↓↓↓

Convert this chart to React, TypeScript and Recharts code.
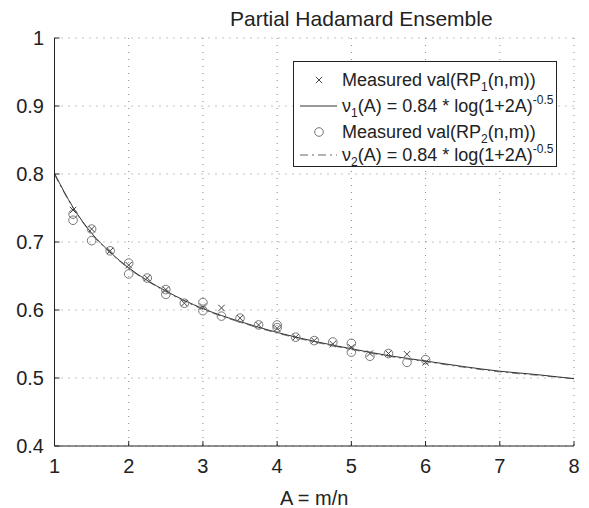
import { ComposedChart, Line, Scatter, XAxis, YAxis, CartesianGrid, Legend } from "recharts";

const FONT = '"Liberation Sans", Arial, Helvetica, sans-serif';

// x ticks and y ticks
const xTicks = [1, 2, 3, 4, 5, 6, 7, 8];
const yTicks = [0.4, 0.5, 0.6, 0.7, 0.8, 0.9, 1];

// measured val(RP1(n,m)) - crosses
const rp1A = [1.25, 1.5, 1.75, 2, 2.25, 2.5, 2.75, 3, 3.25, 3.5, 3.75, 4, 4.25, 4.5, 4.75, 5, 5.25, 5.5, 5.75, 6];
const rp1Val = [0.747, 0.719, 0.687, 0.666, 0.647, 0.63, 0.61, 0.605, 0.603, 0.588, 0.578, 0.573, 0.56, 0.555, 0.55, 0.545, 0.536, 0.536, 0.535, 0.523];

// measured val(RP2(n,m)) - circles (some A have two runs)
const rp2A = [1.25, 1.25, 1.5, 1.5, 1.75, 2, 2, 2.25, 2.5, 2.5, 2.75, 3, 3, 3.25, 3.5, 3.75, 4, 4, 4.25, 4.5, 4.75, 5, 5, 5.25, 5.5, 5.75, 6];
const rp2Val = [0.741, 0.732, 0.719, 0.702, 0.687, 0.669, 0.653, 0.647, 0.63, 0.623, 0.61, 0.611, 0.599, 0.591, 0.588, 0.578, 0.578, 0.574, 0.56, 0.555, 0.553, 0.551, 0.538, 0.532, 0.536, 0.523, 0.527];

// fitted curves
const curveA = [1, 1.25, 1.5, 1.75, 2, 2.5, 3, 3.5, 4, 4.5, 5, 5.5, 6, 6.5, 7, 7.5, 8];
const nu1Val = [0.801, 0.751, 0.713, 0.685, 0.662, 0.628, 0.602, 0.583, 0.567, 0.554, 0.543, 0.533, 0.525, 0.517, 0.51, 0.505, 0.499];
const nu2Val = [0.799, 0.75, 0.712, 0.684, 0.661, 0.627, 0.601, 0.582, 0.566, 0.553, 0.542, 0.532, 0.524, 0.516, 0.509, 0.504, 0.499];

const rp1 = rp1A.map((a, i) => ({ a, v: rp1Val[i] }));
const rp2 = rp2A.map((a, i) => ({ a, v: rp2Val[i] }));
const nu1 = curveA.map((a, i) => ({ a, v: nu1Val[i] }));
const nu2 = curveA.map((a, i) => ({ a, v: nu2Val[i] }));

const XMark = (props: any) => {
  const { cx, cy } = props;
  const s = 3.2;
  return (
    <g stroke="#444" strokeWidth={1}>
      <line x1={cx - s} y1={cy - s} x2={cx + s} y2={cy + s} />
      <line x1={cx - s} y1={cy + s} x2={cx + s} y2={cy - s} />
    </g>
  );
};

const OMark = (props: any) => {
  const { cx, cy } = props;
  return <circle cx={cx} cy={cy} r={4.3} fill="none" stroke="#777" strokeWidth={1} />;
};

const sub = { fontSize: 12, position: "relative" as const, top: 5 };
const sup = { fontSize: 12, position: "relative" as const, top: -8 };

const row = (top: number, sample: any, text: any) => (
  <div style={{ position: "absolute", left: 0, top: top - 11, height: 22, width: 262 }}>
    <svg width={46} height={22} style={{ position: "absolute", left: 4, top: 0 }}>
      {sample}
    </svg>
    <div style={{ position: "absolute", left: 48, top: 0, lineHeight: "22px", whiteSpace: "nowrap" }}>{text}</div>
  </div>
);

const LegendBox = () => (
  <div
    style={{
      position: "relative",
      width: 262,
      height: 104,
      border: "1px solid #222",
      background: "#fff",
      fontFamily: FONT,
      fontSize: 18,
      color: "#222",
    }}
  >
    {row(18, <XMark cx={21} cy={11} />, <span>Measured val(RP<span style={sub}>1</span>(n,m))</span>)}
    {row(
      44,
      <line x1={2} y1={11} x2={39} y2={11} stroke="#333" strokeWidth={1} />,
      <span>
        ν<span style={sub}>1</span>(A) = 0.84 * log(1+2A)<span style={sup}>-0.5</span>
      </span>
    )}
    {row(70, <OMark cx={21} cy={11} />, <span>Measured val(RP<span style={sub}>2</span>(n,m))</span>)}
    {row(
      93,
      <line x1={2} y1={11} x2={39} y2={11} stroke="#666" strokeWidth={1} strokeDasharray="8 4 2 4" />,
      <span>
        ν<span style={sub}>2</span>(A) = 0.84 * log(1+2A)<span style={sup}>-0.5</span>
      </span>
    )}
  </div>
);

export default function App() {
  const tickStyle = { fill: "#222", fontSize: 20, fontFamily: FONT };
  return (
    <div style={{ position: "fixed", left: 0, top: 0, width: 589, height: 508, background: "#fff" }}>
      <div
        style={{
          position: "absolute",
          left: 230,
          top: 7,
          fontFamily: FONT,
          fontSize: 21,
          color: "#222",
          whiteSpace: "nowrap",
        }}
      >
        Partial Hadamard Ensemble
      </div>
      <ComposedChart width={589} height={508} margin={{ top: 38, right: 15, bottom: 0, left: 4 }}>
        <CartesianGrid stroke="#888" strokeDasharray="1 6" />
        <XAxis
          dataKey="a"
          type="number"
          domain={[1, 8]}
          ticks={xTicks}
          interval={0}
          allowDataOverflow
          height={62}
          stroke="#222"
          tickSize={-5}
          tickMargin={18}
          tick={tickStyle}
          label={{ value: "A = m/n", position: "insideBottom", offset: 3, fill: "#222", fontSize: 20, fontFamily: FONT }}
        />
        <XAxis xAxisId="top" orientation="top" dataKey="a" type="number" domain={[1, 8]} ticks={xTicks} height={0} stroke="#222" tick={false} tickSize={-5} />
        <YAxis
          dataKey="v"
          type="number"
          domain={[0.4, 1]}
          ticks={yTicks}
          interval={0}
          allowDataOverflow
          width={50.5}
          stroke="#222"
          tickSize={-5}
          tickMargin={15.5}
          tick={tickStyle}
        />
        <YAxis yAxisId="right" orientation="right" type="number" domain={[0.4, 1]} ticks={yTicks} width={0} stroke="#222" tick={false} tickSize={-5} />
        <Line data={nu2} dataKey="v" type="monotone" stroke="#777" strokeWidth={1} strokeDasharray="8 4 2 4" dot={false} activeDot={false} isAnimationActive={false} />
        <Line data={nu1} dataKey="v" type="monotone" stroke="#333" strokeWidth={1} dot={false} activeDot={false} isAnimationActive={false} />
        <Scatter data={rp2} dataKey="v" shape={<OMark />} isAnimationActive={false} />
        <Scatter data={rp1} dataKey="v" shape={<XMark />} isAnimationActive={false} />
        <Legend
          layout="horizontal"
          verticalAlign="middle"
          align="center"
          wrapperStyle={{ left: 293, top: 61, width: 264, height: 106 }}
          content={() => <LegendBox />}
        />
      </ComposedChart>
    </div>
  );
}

↑↑↑
↓↓↓

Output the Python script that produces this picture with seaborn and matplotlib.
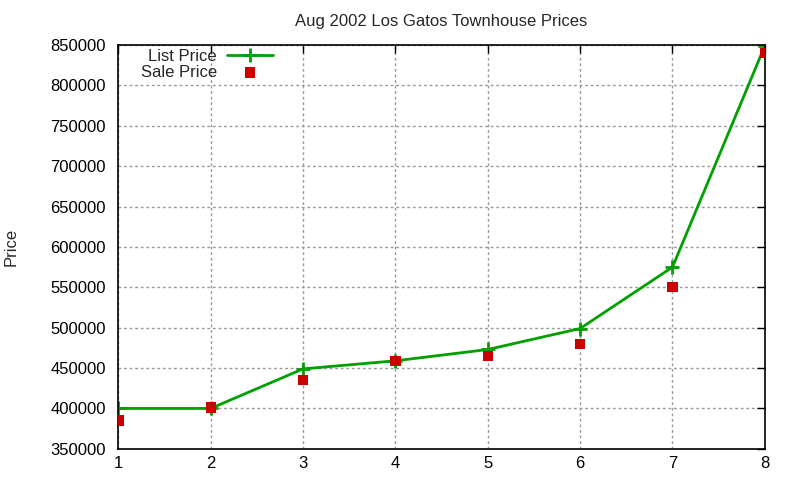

↑↑↑

WHAT YOU ARE ASKED TO DO -
In the listing above, find the line containing "Convert this chart" and the line containing "const yTicks = [0.4, 0.5, 0.6, 0.7, 0.8, 0.9, 1];", then output those two lines and everything between them exactly as written, without the images.

WRITTEN SOLUTION -
Convert this chart to React, TypeScript and Recharts code.
import { ComposedChart, Line, Scatter, XAxis, YAxis, CartesianGrid, Legend } from "recharts";

const FONT = '"Liberation Sans", Arial, Helvetica, sans-serif';

// x ticks and y ticks
const xTicks = [1, 2, 3, 4, 5, 6, 7, 8];
const yTicks = [0.4, 0.5, 0.6, 0.7, 0.8, 0.9, 1];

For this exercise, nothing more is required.